### What you need to do
Copy out each line of the listing that has the word "code" in it.

### Material for this task
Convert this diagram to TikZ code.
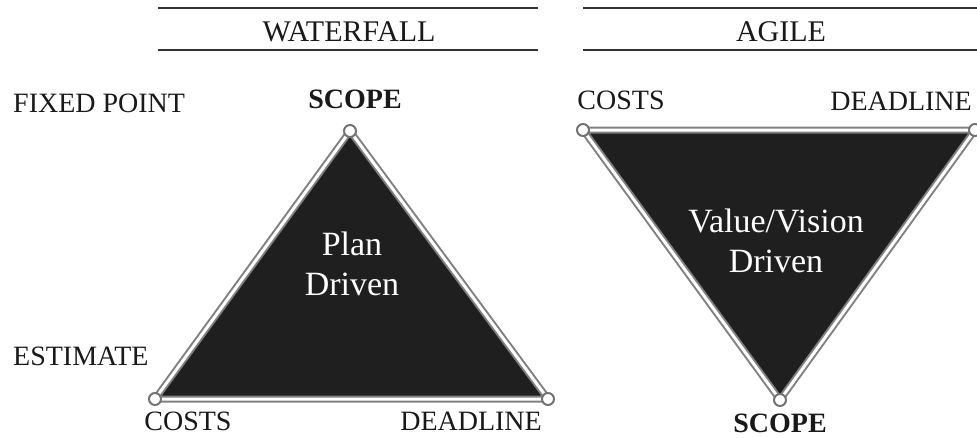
\documentclass[tikz,border=0pt]{standalone}
\usepackage{fontspec}
\setmainfont{Liberation Serif}
\usepackage{tikz}

\tikzset{
  tri/.style={fill=black!88, draw=gray, line width=2pt, double=white, double distance=3pt, line join=round},
  vtx/.style={circle, draw=gray!90!black, fill=white, line width=2pt, minimum size=12pt, inner sep=0pt},
  lbl/.style={font=\fontsize{28}{28}\selectfont, text=black!90, inner sep=0pt},
  head/.style={font=\fontsize{30}{30}\selectfont, text=black!90, inner sep=0pt},
  inside/.style={font=\fontsize{34}{40}\selectfont, text=white, align=center, inner sep=0pt},
  rule/.style={draw=black!80, line width=2.5pt}
}

\begin{document}
\begin{tikzpicture}[x=1pt,y=-1pt]
   \useasboundingbox (0,0) rectangle (977,437);

   % headings
   \draw[rule] (158,8) -- (538,8);
   \draw[rule] (158,50) -- (538,50);
   \draw (349,41) node[head,anchor=base] (waterfall) {WATERFALL};
   \draw[rule] (583,8) -- (977,8);
   \draw[rule] (583,50) -- (977,50);
   \draw (781,41) node[head,anchor=base] (agile) {AGILE};

   % row labels
   \draw (13,112) node[lbl,anchor=base west] (fixed) {FIXED POINT};
   \draw (13,365) node[lbl,anchor=base west] (estimate) {ESTIMATE};

   % waterfall triangle
   \coordinate (wtop) at (350,131);
   \coordinate (wleft) at (155,399);
   \coordinate (wright) at (548,399);
   \path[tri] (wtop) -- (wleft) -- (wright) -- cycle;
   \draw (wtop) node[vtx] (wscope) {};
   \draw (wleft) node[vtx] (wcosts) {};
   \draw (wright) node[vtx] (wdeadline) {};
   \draw (352,295) node[inside,anchor=base] (plan) {Plan\\Driven};
   \draw (355,108) node[lbl,anchor=base,font=\fontsize{28}{28}\selectfont\bfseries] (wscopetext) {SCOPE};
   \draw (188,430) node[lbl,anchor=base] (wcoststext) {COSTS};
   \draw (542,430) node[lbl,anchor=base east] (wdeadlinetext) {DEADLINE};

   % agile triangle
   \coordinate (aleft) at (583,130);
   \coordinate (aright) at (975,130);
   \coordinate (abottom) at (780,400);
   \path[tri] (aleft) -- (aright) -- (abottom) -- cycle;
   \draw (aleft) node[vtx] (acosts) {};
   \draw (aright) node[vtx] (adeadline) {};
   \draw (abottom) node[vtx] (ascope) {};
   \draw (776,272) node[inside,anchor=base] (value) {Value/Vision\\Driven};
   \draw (621,109) node[lbl,anchor=base] (acoststext) {COSTS};
   \draw (972,110) node[lbl,anchor=base east] (adeadlinetext) {DEADLINE};
   \draw (780,432) node[lbl,anchor=base,font=\fontsize{28}{28}\selectfont\bfseries] (ascopetext) {SCOPE};
\end{tikzpicture}
\end{document}
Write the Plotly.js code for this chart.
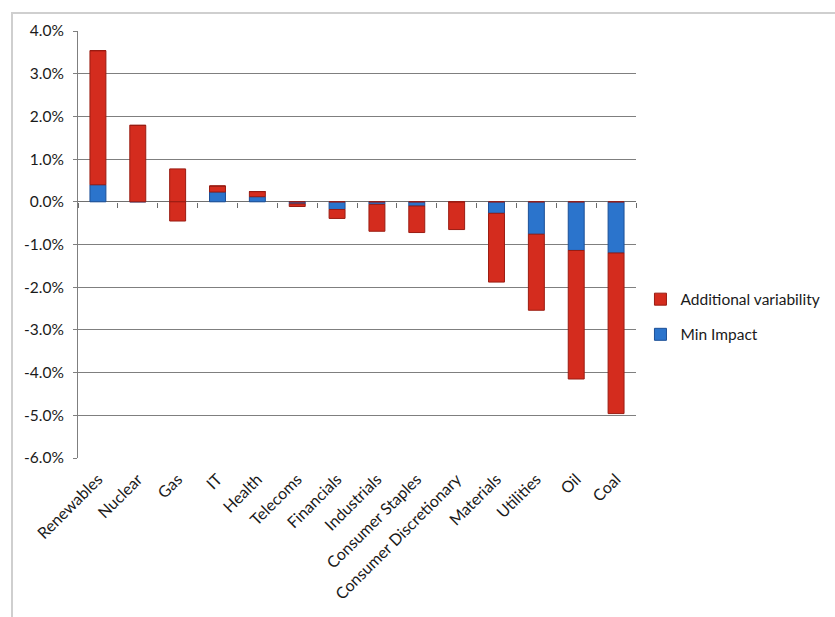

### Right answer
Convert this diagram to TikZ code.
Write the Plotly.js code for this chart.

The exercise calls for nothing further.